Source excerpt:

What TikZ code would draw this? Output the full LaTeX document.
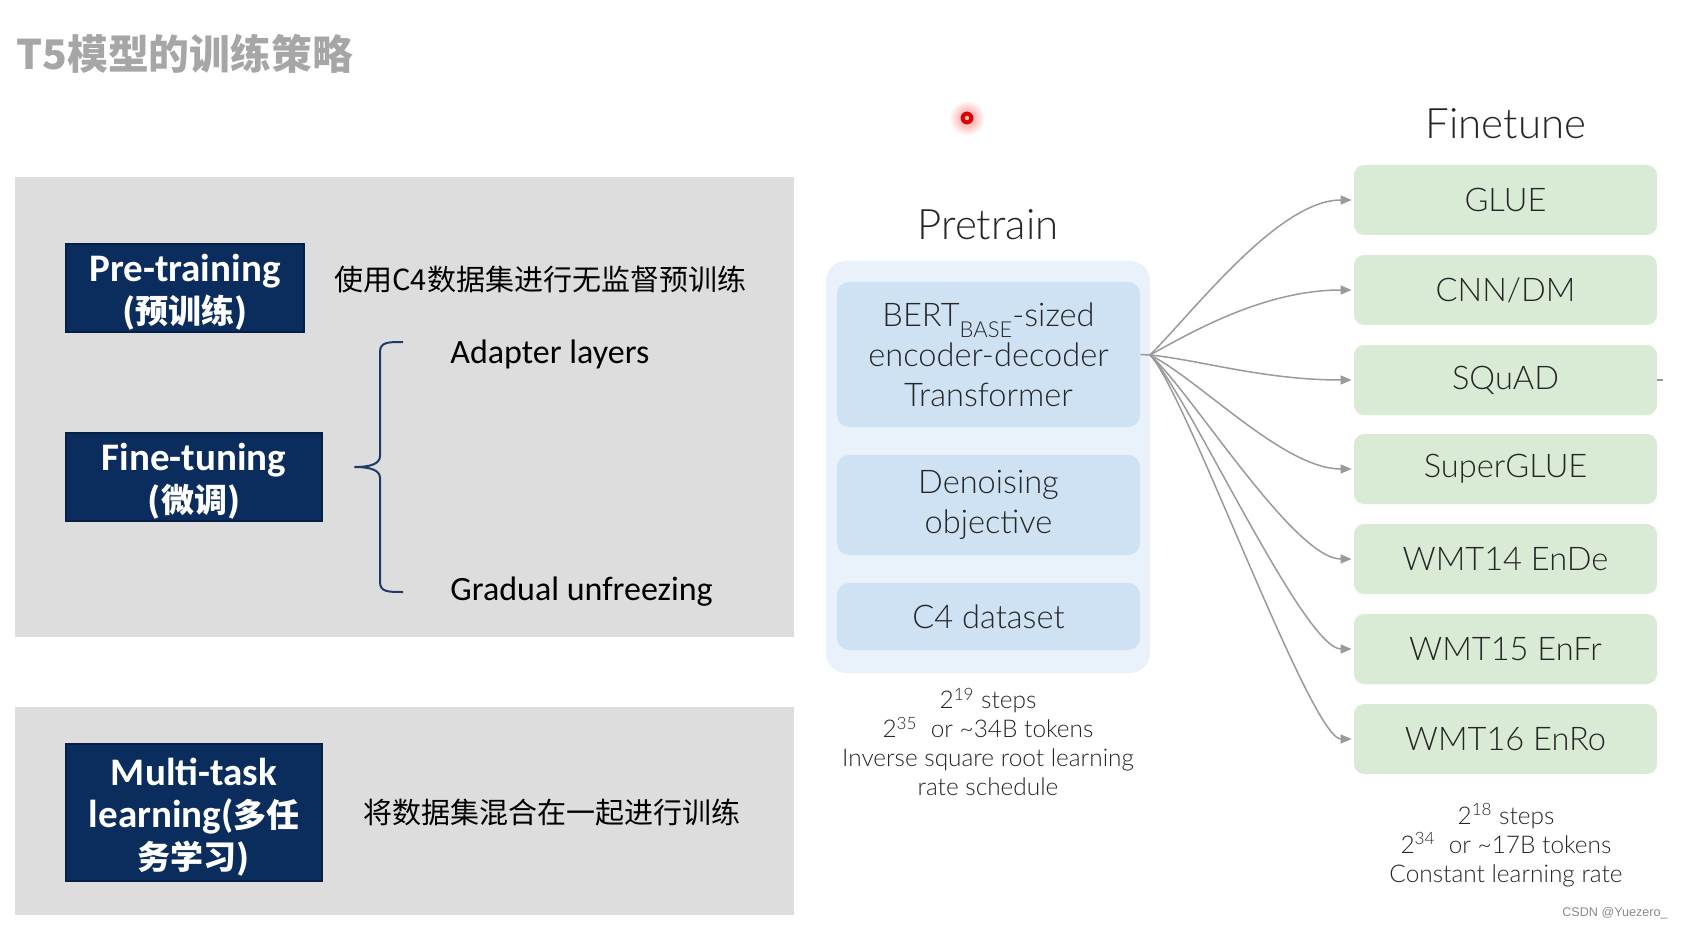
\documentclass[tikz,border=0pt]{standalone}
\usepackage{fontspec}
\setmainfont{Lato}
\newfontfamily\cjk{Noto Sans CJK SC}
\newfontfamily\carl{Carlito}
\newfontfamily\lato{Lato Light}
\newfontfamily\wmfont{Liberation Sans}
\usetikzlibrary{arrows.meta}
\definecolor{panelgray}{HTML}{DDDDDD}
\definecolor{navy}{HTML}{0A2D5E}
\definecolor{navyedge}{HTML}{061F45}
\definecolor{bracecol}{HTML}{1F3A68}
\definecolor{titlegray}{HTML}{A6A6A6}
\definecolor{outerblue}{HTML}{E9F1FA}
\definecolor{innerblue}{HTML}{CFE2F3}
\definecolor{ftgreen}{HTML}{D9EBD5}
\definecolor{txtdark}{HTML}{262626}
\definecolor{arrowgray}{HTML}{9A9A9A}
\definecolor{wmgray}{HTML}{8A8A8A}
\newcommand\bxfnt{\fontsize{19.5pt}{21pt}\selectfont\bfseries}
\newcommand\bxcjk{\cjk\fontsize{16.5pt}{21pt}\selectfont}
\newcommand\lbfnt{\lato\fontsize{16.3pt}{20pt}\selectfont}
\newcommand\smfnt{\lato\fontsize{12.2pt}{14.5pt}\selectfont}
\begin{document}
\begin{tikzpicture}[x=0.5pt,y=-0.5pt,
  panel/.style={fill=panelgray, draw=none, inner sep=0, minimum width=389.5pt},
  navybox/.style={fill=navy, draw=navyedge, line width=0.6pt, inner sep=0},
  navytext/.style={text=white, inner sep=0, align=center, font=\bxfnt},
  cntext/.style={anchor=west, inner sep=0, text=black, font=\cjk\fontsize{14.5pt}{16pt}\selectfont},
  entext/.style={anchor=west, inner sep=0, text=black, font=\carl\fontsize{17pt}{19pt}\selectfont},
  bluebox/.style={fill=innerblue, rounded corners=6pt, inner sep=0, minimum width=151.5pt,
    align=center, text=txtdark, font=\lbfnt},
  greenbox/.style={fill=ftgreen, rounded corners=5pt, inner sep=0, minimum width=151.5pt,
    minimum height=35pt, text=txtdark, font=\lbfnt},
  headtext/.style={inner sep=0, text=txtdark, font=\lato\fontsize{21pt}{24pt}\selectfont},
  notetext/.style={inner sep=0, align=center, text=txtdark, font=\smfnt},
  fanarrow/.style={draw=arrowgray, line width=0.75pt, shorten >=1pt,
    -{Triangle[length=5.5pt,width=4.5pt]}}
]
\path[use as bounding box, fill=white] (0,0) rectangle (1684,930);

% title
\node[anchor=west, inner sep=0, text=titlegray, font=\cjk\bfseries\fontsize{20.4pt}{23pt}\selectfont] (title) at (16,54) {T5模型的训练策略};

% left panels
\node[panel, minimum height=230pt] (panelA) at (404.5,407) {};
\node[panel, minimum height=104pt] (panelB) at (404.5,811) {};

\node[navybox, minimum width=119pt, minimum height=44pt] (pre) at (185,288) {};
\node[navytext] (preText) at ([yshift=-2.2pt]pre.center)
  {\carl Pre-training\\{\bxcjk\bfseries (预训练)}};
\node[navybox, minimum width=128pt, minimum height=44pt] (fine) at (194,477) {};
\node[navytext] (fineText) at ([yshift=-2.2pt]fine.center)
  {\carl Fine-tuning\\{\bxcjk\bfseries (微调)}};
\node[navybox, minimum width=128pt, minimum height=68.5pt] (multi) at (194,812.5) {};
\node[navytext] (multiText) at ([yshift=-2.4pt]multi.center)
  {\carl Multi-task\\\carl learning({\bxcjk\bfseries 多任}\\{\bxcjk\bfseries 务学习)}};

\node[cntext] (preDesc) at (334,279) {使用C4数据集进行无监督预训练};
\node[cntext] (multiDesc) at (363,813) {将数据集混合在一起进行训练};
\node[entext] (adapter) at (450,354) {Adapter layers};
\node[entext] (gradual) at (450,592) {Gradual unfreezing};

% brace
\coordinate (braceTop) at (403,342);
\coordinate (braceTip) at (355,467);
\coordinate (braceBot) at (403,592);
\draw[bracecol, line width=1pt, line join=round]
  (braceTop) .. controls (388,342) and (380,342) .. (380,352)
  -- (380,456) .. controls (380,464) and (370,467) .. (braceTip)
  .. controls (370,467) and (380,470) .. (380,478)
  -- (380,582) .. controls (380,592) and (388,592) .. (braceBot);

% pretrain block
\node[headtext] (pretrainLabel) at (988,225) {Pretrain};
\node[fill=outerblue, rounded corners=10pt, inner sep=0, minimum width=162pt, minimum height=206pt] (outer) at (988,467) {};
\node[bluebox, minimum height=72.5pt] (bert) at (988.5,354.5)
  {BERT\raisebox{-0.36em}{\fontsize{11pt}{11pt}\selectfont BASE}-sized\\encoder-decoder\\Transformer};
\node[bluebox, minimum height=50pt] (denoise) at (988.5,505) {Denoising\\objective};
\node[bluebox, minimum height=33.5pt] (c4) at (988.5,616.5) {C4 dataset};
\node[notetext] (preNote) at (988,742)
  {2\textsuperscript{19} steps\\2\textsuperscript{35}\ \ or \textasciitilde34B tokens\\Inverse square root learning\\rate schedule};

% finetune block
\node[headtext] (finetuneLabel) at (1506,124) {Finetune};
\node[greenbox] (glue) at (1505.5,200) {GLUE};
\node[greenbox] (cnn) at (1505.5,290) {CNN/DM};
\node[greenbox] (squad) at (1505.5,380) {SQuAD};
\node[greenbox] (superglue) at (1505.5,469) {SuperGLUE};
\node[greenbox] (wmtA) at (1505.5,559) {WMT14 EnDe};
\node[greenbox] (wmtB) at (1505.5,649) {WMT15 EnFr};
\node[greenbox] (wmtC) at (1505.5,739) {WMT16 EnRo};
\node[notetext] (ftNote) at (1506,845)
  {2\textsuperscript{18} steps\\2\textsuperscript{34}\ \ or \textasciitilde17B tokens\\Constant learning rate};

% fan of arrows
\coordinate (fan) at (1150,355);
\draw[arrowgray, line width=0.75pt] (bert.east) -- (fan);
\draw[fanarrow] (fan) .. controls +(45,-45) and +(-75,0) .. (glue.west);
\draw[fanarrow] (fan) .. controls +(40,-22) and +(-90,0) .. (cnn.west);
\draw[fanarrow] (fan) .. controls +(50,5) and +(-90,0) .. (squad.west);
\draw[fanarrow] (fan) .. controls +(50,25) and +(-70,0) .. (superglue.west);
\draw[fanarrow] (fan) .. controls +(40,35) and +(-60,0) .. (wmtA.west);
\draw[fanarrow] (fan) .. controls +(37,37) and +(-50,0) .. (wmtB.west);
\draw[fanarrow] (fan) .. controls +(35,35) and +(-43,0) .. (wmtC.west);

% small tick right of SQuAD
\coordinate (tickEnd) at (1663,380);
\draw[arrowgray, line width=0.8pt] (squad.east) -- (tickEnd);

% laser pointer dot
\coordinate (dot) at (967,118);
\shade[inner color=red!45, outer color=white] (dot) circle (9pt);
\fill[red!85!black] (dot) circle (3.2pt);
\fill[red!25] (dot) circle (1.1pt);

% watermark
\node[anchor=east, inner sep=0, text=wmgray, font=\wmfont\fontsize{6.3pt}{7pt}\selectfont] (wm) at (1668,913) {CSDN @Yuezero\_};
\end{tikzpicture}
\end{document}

Objective:
Reproduce the full material exactly, excluding the pictures.

Answer below:
What TikZ code would draw this? Output the full LaTeX document.
\documentclass[tikz,border=0pt]{standalone}
\usepackage{fontspec}
\setmainfont{Lato}
\newfontfamily\cjk{Noto Sans CJK SC}
\newfontfamily\carl{Carlito}
\newfontfamily\lato{Lato Light}
\newfontfamily\wmfont{Liberation Sans}
\usetikzlibrary{arrows.meta}
\definecolor{panelgray}{HTML}{DDDDDD}
\definecolor{navy}{HTML}{0A2D5E}
\definecolor{navyedge}{HTML}{061F45}
\definecolor{bracecol}{HTML}{1F3A68}
\definecolor{titlegray}{HTML}{A6A6A6}
\definecolor{outerblue}{HTML}{E9F1FA}
\definecolor{innerblue}{HTML}{CFE2F3}
\definecolor{ftgreen}{HTML}{D9EBD5}
\definecolor{txtdark}{HTML}{262626}
\definecolor{arrowgray}{HTML}{9A9A9A}
\definecolor{wmgray}{HTML}{8A8A8A}
\newcommand\bxfnt{\fontsize{19.5pt}{21pt}\selectfont\bfseries}
\newcommand\bxcjk{\cjk\fontsize{16.5pt}{21pt}\selectfont}
\newcommand\lbfnt{\lato\fontsize{16.3pt}{20pt}\selectfont}
\newcommand\smfnt{\lato\fontsize{12.2pt}{14.5pt}\selectfont}
\begin{document}
\begin{tikzpicture}[x=0.5pt,y=-0.5pt,
  panel/.style={fill=panelgray, draw=none, inner sep=0, minimum width=389.5pt},
  navybox/.style={fill=navy, draw=navyedge, line width=0.6pt, inner sep=0},
  navytext/.style={text=white, inner sep=0, align=center, font=\bxfnt},
  cntext/.style={anchor=west, inner sep=0, text=black, font=\cjk\fontsize{14.5pt}{16pt}\selectfont},
  entext/.style={anchor=west, inner sep=0, text=black, font=\carl\fontsize{17pt}{19pt}\selectfont},
  bluebox/.style={fill=innerblue, rounded corners=6pt, inner sep=0, minimum width=151.5pt,
    align=center, text=txtdark, font=\lbfnt},
  greenbox/.style={fill=ftgreen, rounded corners=5pt, inner sep=0, minimum width=151.5pt,
    minimum height=35pt, text=txtdark, font=\lbfnt},
  headtext/.style={inner sep=0, text=txtdark, font=\lato\fontsize{21pt}{24pt}\selectfont},
  notetext/.style={inner sep=0, align=center, text=txtdark, font=\smfnt},
  fanarrow/.style={draw=arrowgray, line width=0.75pt, shorten >=1pt,
    -{Triangle[length=5.5pt,width=4.5pt]}}
]
\path[use as bounding box, fill=white] (0,0) rectangle (1684,930);

% title
\node[anchor=west, inner sep=0, text=titlegray, font=\cjk\bfseries\fontsize{20.4pt}{23pt}\selectfont] (title) at (16,54) {T5模型的训练策略};

% left panels
\node[panel, minimum height=230pt] (panelA) at (404.5,407) {};
\node[panel, minimum height=104pt] (panelB) at (404.5,811) {};

\node[navybox, minimum width=119pt, minimum height=44pt] (pre) at (185,288) {};
\node[navytext] (preText) at ([yshift=-2.2pt]pre.center)
  {\carl Pre-training\\{\bxcjk\bfseries (预训练)}};
\node[navybox, minimum width=128pt, minimum height=44pt] (fine) at (194,477) {};
\node[navytext] (fineText) at ([yshift=-2.2pt]fine.center)
  {\carl Fine-tuning\\{\bxcjk\bfseries (微调)}};
\node[navybox, minimum width=128pt, minimum height=68.5pt] (multi) at (194,812.5) {};
\node[navytext] (multiText) at ([yshift=-2.4pt]multi.center)
  {\carl Multi-task\\\carl learning({\bxcjk\bfseries 多任}\\{\bxcjk\bfseries 务学习)}};

\node[cntext] (preDesc) at (334,279) {使用C4数据集进行无监督预训练};
\node[cntext] (multiDesc) at (363,813) {将数据集混合在一起进行训练};
\node[entext] (adapter) at (450,354) {Adapter layers};
\node[entext] (gradual) at (450,592) {Gradual unfreezing};

% brace
\coordinate (braceTop) at (403,342);
\coordinate (braceTip) at (355,467);
\coordinate (braceBot) at (403,592);
\draw[bracecol, line width=1pt, line join=round]
  (braceTop) .. controls (388,342) and (380,342) .. (380,352)
  -- (380,456) .. controls (380,464) and (370,467) .. (braceTip)
  .. controls (370,467) and (380,470) .. (380,478)
  -- (380,582) .. controls (380,592) and (388,592) .. (braceBot);

% pretrain block
\node[headtext] (pretrainLabel) at (988,225) {Pretrain};
\node[fill=outerblue, rounded corners=10pt, inner sep=0, minimum width=162pt, minimum height=206pt] (outer) at (988,467) {};
\node[bluebox, minimum height=72.5pt] (bert) at (988.5,354.5)
  {BERT\raisebox{-0.36em}{\fontsize{11pt}{11pt}\selectfont BASE}-sized\\encoder-decoder\\Transformer};
\node[bluebox, minimum height=50pt] (denoise) at (988.5,505) {Denoising\\objective};
\node[bluebox, minimum height=33.5pt] (c4) at (988.5,616.5) {C4 dataset};
\node[notetext] (preNote) at (988,742)
  {2\textsuperscript{19} steps\\2\textsuperscript{35}\ \ or \textasciitilde34B tokens\\Inverse square root learning\\rate schedule};

% finetune block
\node[headtext] (finetuneLabel) at (1506,124) {Finetune};
\node[greenbox] (glue) at (1505.5,200) {GLUE};
\node[greenbox] (cnn) at (1505.5,290) {CNN/DM};
\node[greenbox] (squad) at (1505.5,380) {SQuAD};
\node[greenbox] (superglue) at (1505.5,469) {SuperGLUE};
\node[greenbox] (wmtA) at (1505.5,559) {WMT14 EnDe};
\node[greenbox] (wmtB) at (1505.5,649) {WMT15 EnFr};
\node[greenbox] (wmtC) at (1505.5,739) {WMT16 EnRo};
\node[notetext] (ftNote) at (1506,845)
  {2\textsuperscript{18} steps\\2\textsuperscript{34}\ \ or \textasciitilde17B tokens\\Constant learning rate};

% fan of arrows
\coordinate (fan) at (1150,355);
\draw[arrowgray, line width=0.75pt] (bert.east) -- (fan);
\draw[fanarrow] (fan) .. controls +(45,-45) and +(-75,0) .. (glue.west);
\draw[fanarrow] (fan) .. controls +(40,-22) and +(-90,0) .. (cnn.west);
\draw[fanarrow] (fan) .. controls +(50,5) and +(-90,0) .. (squad.west);
\draw[fanarrow] (fan) .. controls +(50,25) and +(-70,0) .. (superglue.west);
\draw[fanarrow] (fan) .. controls +(40,35) and +(-60,0) .. (wmtA.west);
\draw[fanarrow] (fan) .. controls +(37,37) and +(-50,0) .. (wmtB.west);
\draw[fanarrow] (fan) .. controls +(35,35) and +(-43,0) .. (wmtC.west);

% small tick right of SQuAD
\coordinate (tickEnd) at (1663,380);
\draw[arrowgray, line width=0.8pt] (squad.east) -- (tickEnd);

% laser pointer dot
\coordinate (dot) at (967,118);
\shade[inner color=red!45, outer color=white] (dot) circle (9pt);
\fill[red!85!black] (dot) circle (3.2pt);
\fill[red!25] (dot) circle (1.1pt);

% watermark
\node[anchor=east, inner sep=0, text=wmgray, font=\wmfont\fontsize{6.3pt}{7pt}\selectfont] (wm) at (1668,913) {CSDN @Yuezero\_};
\end{tikzpicture}
\end{document}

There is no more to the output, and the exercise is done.